A friend of my wrote the following yesterday and though I may not be on the same page as he on all, I think he gets a critical point in all this:
"Migration (Hijrah)-we see new calls for America (like France) to increase its intake of Muslims dramatically such as immigration from Syria. For Muslims, immigration is seen as incredibly strategic. As well it should be. The Quran says: “I charge you with five of what Allah has charged me with: to assemble, to listen, to obey, to immigrate and to wage Jihad for the sake of Allah.”
The target according to the Quran? The West--the U.S--esp. Christians and Jews (what the Quran refers to as "people of the book").
Muhammad said this: “Migration will continue until the sun rises from the West. Hijrah would not be stopped until repentance is cut off, and repentance will not be cut off until the sun rises from the West”
As one author noted "Muslim immigration is a transitional period of preparation for transforming the host society from an open society into an Islamic society of the “slaves of Allah” and of establishing a political system, a State, based on Islamic principles."
According to U.S. Census Data, the United States admits roughly 100,000 Muslim immigrants legally each year, representing the fastest growing block of immigration into the United States. Tennessee (Nashville), in fact, is home to one of the fastest growing immigrant populations in the country....our President (the one who said hours before the French slaughter, that ISIL is contained) promote(s) an expansive immigration policy, esp from Syria. The Mayor in that city has launched a New Advisory Council to help facilitate the legally-sanctioned transition from the previous inhabitants of Nashville to the new ones (Islamic).
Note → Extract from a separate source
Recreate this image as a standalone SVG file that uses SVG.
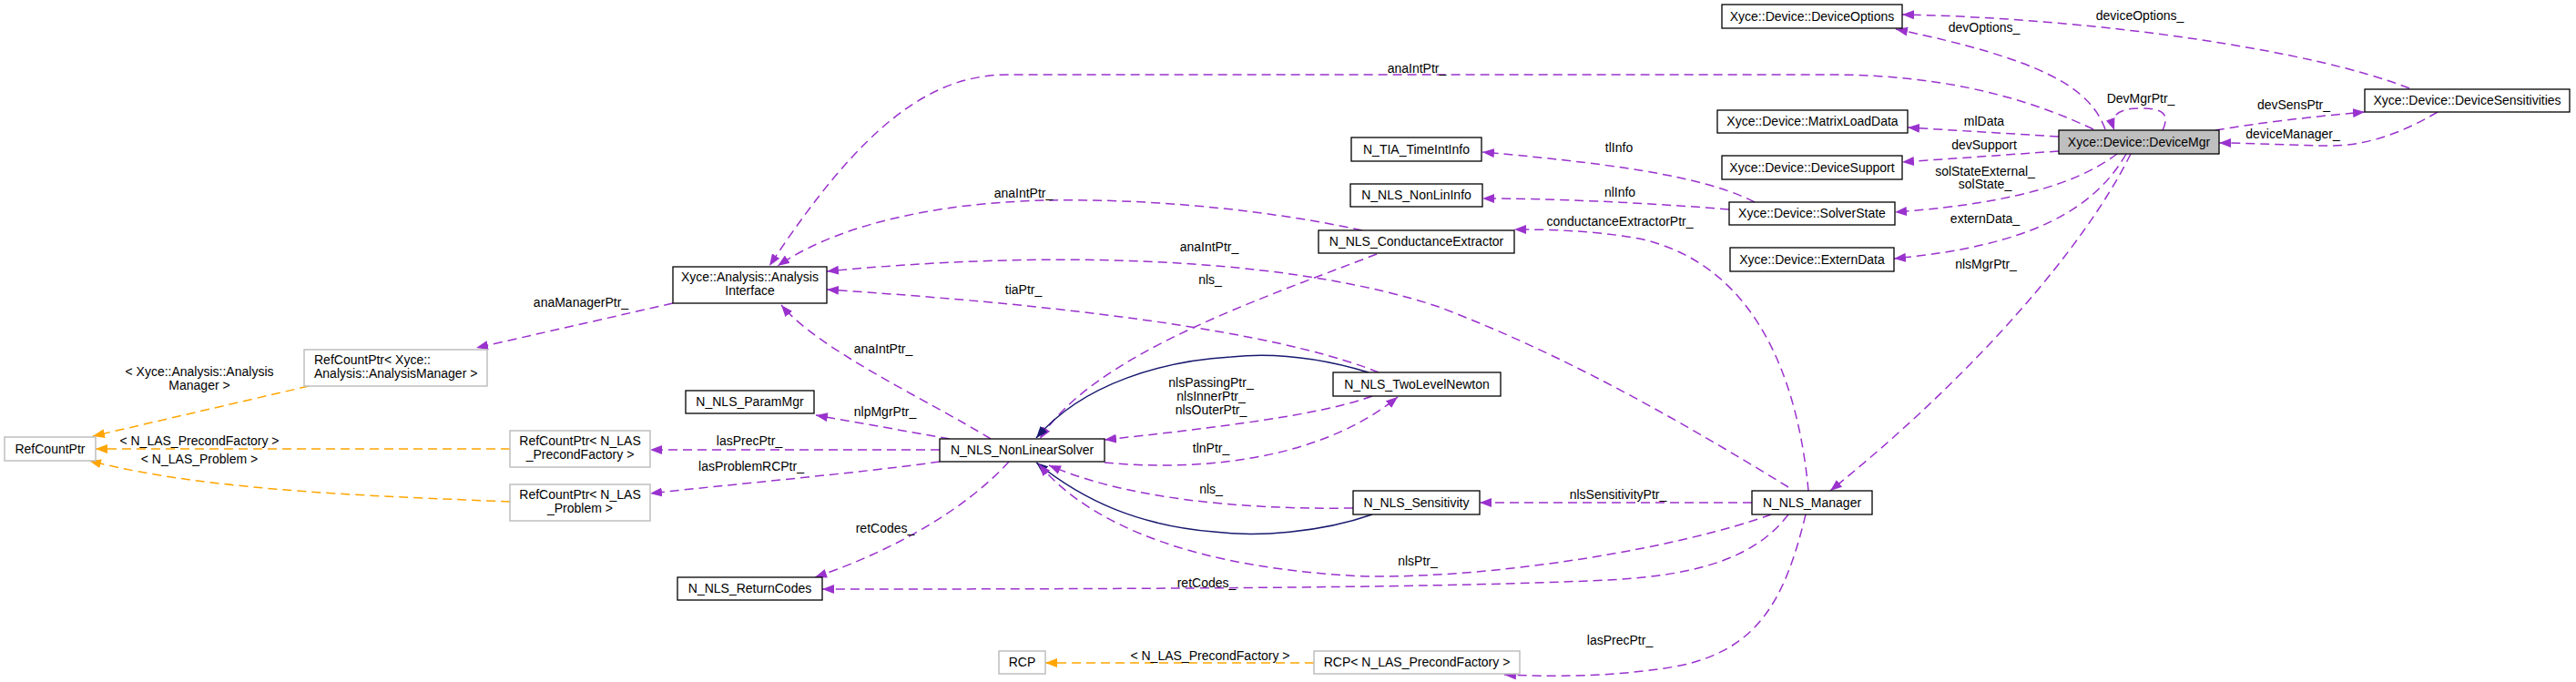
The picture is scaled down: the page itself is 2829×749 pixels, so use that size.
<svg xmlns="http://www.w3.org/2000/svg" width="2829" height="749" viewBox="0 0 2829 749">
<defs>
<style>
.n rect{fill:#fff;stroke:#000;stroke-width:1.3}
.g rect{fill:#fff;stroke:#bfbfbf;stroke-width:1.5}
.sel rect{fill:#bfbfbf}
text{font-family:"Liberation Sans",Arial,sans-serif;font-size:14px;fill:#000}
.c{text-anchor:middle}
.e path{fill:none}
.p{stroke:#9a32cd;stroke-width:1.5;stroke-dasharray:10,6;marker-end:url(#ap)}
.o{stroke:#ffa500;stroke-width:1.5;stroke-dasharray:10,6;marker-end:url(#ao)}
.s{stroke:#191970;stroke-width:1.5;marker-end:url(#an)}
</style>
<marker id="ap" markerUnits="userSpaceOnUse" markerWidth="13" markerHeight="10" refX="13" refY="5" orient="auto" viewBox="0 0 13 10"><path d="M0,0 L13,5 L0,10 z" fill="#9a32cd"/></marker>
<marker id="ao" markerUnits="userSpaceOnUse" markerWidth="13" markerHeight="10" refX="13" refY="5" orient="auto" viewBox="0 0 13 10"><path d="M0,0 L13,5 L0,10 z" fill="#ffa500"/></marker>
<marker id="an" markerUnits="userSpaceOnUse" markerWidth="13" markerHeight="10" refX="13" refY="5" orient="auto" viewBox="0 0 13 10"><path d="M0,0 L13,5 L0,10 z" fill="#191970"/></marker>
</defs>
<rect width="2829" height="749" fill="#fff"/>
<g id="connectors" class="e">
<path class="p" d="M2646,97 C2540,55 2300,20 2089,16"/>
<text class="c" x="2350" y="22">deviceOptions_</text>
<path class="p" d="M2312,142 C2295,95 2240,65 2082,32"/>
<text class="c" x="2179" y="35">devOptions_</text>
<path class="p" d="M2299,142 C2200,95 2100,82 2010,82 L1107,82 C1020,82 945,140 845,292"/>
<text class="c" x="1556" y="80">anaIntPtr_</text>
<path class="p" d="M2375,143 C2385,122 2370,119 2350,119 C2328,119 2316,126 2322,143"/>
<text class="c" x="2351" y="113">DevMgrPtr_</text>
<path class="p" d="M2433,143 C2480,135 2540,128 2597,123"/>
<text class="c" x="2519" y="120">devSensPtr_</text>
<path class="p" d="M2677,123 C2640,145 2600,160 2560,160 C2520,160 2480,157 2437,157"/>
<text class="c" x="2518" y="152">deviceManager_</text>
<path class="p" d="M2261,150 L2095,140"/>
<text class="c" x="2179" y="138">mlData</text>
<path class="p" d="M2261,166 L2089,178"/>
<text class="c" x="2179" y="164">devSupport</text>
<path class="p" d="M2325,169 C2290,195 2230,222 2081,233"/>
<text class="c" x="2180" y="193">solStateExternal_</text>
<text class="c" x="2180" y="207">solState_</text>
<path class="p" d="M2335,169 C2300,230 2230,270 2080,284"/>
<text class="c" x="2180" y="245">externData_</text>
<path class="p" d="M2340,169 C2290,270 2170,410 2010,539"/>
<text class="c" x="2181" y="295">nlsMgrPtr_</text>
<path class="p" d="M1927,222 C1880,198 1800,182 1628,167"/>
<text class="c" x="1778" y="167">tlInfo</text>
<path class="p" d="M1899,230 C1800,222 1700,218 1628,218"/>
<text class="c" x="1779" y="216">nlInfo</text>
<path class="p" d="M1986,539 C1975,420 1930,290 1800,262 C1750,253 1700,252 1663,252"/>
<text class="c" x="1779" y="248">conductanceExtractorPtr_</text>
<path class="p" d="M1496,253 C1380,228 1250,218 1150,220 C1050,222 930,240 854,292"/>
<text class="c" x="1124" y="217">anaIntPtr_</text>
<path class="p" d="M1512,279 C1380,330 1200,390 1142,482"/>
<text class="c" x="1329" y="312">nls_</text>
<path class="p" d="M1964,535 C1850,465 1720,390 1580,337 C1440,290 1200,270 908,298"/>
<text class="c" x="1328" y="276">anaIntPtr_</text>
<path class="p" d="M1514,409 C1430,375 1250,340 908,318"/>
<text class="c" x="1124" y="323">tiaPtr_</text>
<path class="s" d="M1503,409 C1440,390 1390,388 1352,392 C1280,396 1190,420 1138,481"/>
<path class="p" d="M1507,435 C1460,452 1380,465 1213,483"/>
<text class="c" x="1330" y="425">nlsPassingPtr_</text>
<text class="c" x="1330" y="440">nlsInnerPtr_</text>
<text class="c" x="1330" y="455">nlsOuterPtr_</text>
<path class="p" d="M1213,508 C1320,518 1450,505 1535,436"/>
<text class="c" x="1330" y="497">tlnPtr_</text>
<path class="p" d="M1486,558 C1350,560 1230,545 1152,511"/>
<text class="c" x="1330" y="542">nls_</text>
<path class="s" d="M1507,565 C1450,585 1380,590 1333,584 C1250,577 1190,550 1138,508"/>
<path class="p" d="M1924,552 L1625,552"/>
<text class="c" x="1777" y="548">nlsSensitivityPtr_</text>
<path class="p" d="M1945,565 C1850,600 1650,635 1500,633 C1320,625 1200,580 1141,510"/>
<text class="c" x="1557" y="621">nlsPtr_</text>
<path class="p" d="M1964,565 C1930,610 1870,632 1765,637 C1600,645 1300,647 903,647"/>
<text class="c" x="1325" y="645">retCodes_</text>
<path class="p" d="M1108,507 C1060,560 980,605 895,634"/>
<text class="c" x="972" y="585">retCodes_</text>
<path class="p" d="M1983,565 C1960,660 1930,715 1840,732 C1770,744 1700,743 1652,741"/>
<text class="c" x="1779" y="708">lasPrecPtr_</text>
<path class="o" d="M1443,728 L1148,728"/>
<text class="c" x="1329" y="725">&lt; N_LAS_PrecondFactory &gt;</text>
<path class="p" d="M1043,482 L896,456"/>
<text class="c" x="972" y="457">nlpMgrPtr_</text>
<path class="p" d="M1088,482 C1020,440 900,385 858,335"/>
<text class="c" x="970" y="388">anaIntPtr_</text>
<path class="p" d="M1032,494 L714,494"/>
<text class="c" x="823" y="489">lasPrecPtr_</text>
<path class="p" d="M1032,507 C940,520 800,532 714,542"/>
<text class="c" x="825" y="517">lasProblemRCPtr_</text>
<path class="o" d="M560,493 L105,493"/>
<text class="c" x="219" y="489">&lt; N_LAS_PrecondFactory &gt;</text>
<path class="o" d="M560,551 C420,545 230,540 98,506"/>
<text class="c" x="219" y="509">&lt; N_LAS_Problem &gt;</text>
<path class="o" d="M339,424 L102,479"/>
<text class="c" x="219" y="413">&lt; Xyce::Analysis::Analysis</text>
<text class="c" x="219" y="428">Manager &gt;</text>
<path class="p" d="M739,333 L523,382"/>
<text class="c" x="638" y="337">anaManagerPtr_</text>
</g>
<g id="n_devopts" class="n"><rect x="1891" y="5" width="198" height="26"/><text class="c" x="1990" y="23">Xyce::Device::DeviceOptions</text></g>
<g id="n_devsens" class="n"><rect x="2597" y="98" width="225" height="25"/><text class="c" x="2709.5" y="115">Xyce::Device::DeviceSensitivities</text></g>
<g id="n_devmgr" class="n sel"><rect x="2261" y="143" width="176" height="26"/><text class="c" x="2349" y="161">Xyce::Device::DeviceMgr</text></g>
<g id="n_mld" class="n"><rect x="1886" y="121" width="209" height="25"/><text class="c" x="1990.5" y="138">Xyce::Device::MatrixLoadData</text></g>
<g id="n_devsup" class="n"><rect x="1891" y="171" width="198" height="26"/><text class="c" x="1990" y="189">Xyce::Device::DeviceSupport</text></g>
<g id="n_solst" class="n"><rect x="1899" y="222" width="182" height="25"/><text class="c" x="1990" y="239">Xyce::Device::SolverState</text></g>
<g id="n_extdata" class="n"><rect x="1900" y="272" width="180" height="26"/><text class="c" x="1990" y="290">Xyce::Device::ExternData</text></g>
<g id="n_timeint" class="n"><rect x="1484" y="151" width="143" height="26"/><text class="c" x="1555.5" y="169">N_TIA_TimeIntInfo</text></g>
<g id="n_nonlininfo" class="n"><rect x="1483" y="202" width="145" height="25"/><text class="c" x="1555.5" y="219">N_NLS_NonLinInfo</text></g>
<g id="n_ce" class="n"><rect x="1448" y="253" width="215" height="25"/><text class="c" x="1555.5" y="270">N_NLS_ConductanceExtractor</text></g>
<g id="n_tln" class="n"><rect x="1464" y="409" width="184" height="26"/><text class="c" x="1556" y="427">N_NLS_TwoLevelNewton</text></g>
<g id="n_sens" class="n"><rect x="1486" y="539" width="139" height="26"/><text class="c" x="1555.5" y="557">N_NLS_Sensitivity</text></g>
<g id="n_mgr" class="n"><rect x="1924" y="539" width="132" height="26"/><text class="c" x="1990" y="557">N_NLS_Manager</text></g>
<g id="n_ai" class="n"><rect x="739" y="293" width="169" height="40"/><text class="c" x="823.5" y="309">Xyce::Analysis::Analysis</text><text class="c" x="823.5" y="324">Interface</text></g>
<g id="n_parammgr" class="n"><rect x="753" y="429" width="141" height="25"/><text class="c" x="823.5" y="446">N_NLS_ParamMgr</text></g>
<g id="n_nls" class="n"><rect x="1032" y="482" width="181" height="25"/><text class="c" x="1122.5" y="499">N_NLS_NonLinearSolver</text></g>
<g id="n_retcodes" class="n"><rect x="744" y="634" width="159" height="25"/><text class="c" x="823.5" y="651">N_NLS_ReturnCodes</text></g>
<g id="n_rcp_am" class="g"><rect x="334" y="384" width="201" height="40"/><text x="345" y="400">RefCountPtr&lt; Xyce::</text><text x="345" y="415">Analysis::AnalysisManager &gt;</text></g>
<g id="n_rcp_pf" class="g"><rect x="560" y="473" width="154" height="40"/><text class="c" x="637" y="489">RefCountPtr&lt; N_LAS</text><text class="c" x="637" y="504">_PrecondFactory &gt;</text></g>
<g id="n_rcp_pr" class="g"><rect x="560" y="532" width="154" height="40"/><text class="c" x="637" y="548">RefCountPtr&lt; N_LAS</text><text class="c" x="637" y="563">_Problem &gt;</text></g>
<g id="n_refcount" class="g"><rect x="5" y="480" width="100" height="26"/><text class="c" x="55" y="498">RefCountPtr</text></g>
<g id="n_rcp" class="g"><rect x="1097" y="715" width="51" height="25"/><text class="c" x="1122.5" y="732">RCP</text></g>
<g id="n_rcp_pf2" class="g"><rect x="1443" y="715" width="226" height="25"/><text class="c" x="1556" y="732">RCP&lt; N_LAS_PrecondFactory &gt;</text></g>
</svg>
I recognized that any group comprised of millions can not hold every aspect of what it means to live out the Quran in this life in perfect harmony. My comments are more directed at what I believe to be a growing and highly coordinated effort to usher in what the Quran calls the apocalypse such that the numbers and strategic initiatives are increasingly nearer a tipping point. I can't help but think that newer or more nominal Muslims are truly not aware of the implications of a theology that, by design, makes Christianity (at least one of) it's primary enemies. The danger is that only a few have to shift toward a more serious form of Islamic discipleship in order to radically change the equation. It is what I would call the power of the minority. Once engaged, that fringe group engenders the support of a global network, supported by activism and wealth. That in turn, catalyzes those now considered fringe to a more central and core ideology. I am not aware of any place in the Islamic world (much unlike the Christian world) whose trajectory is toward nominalism."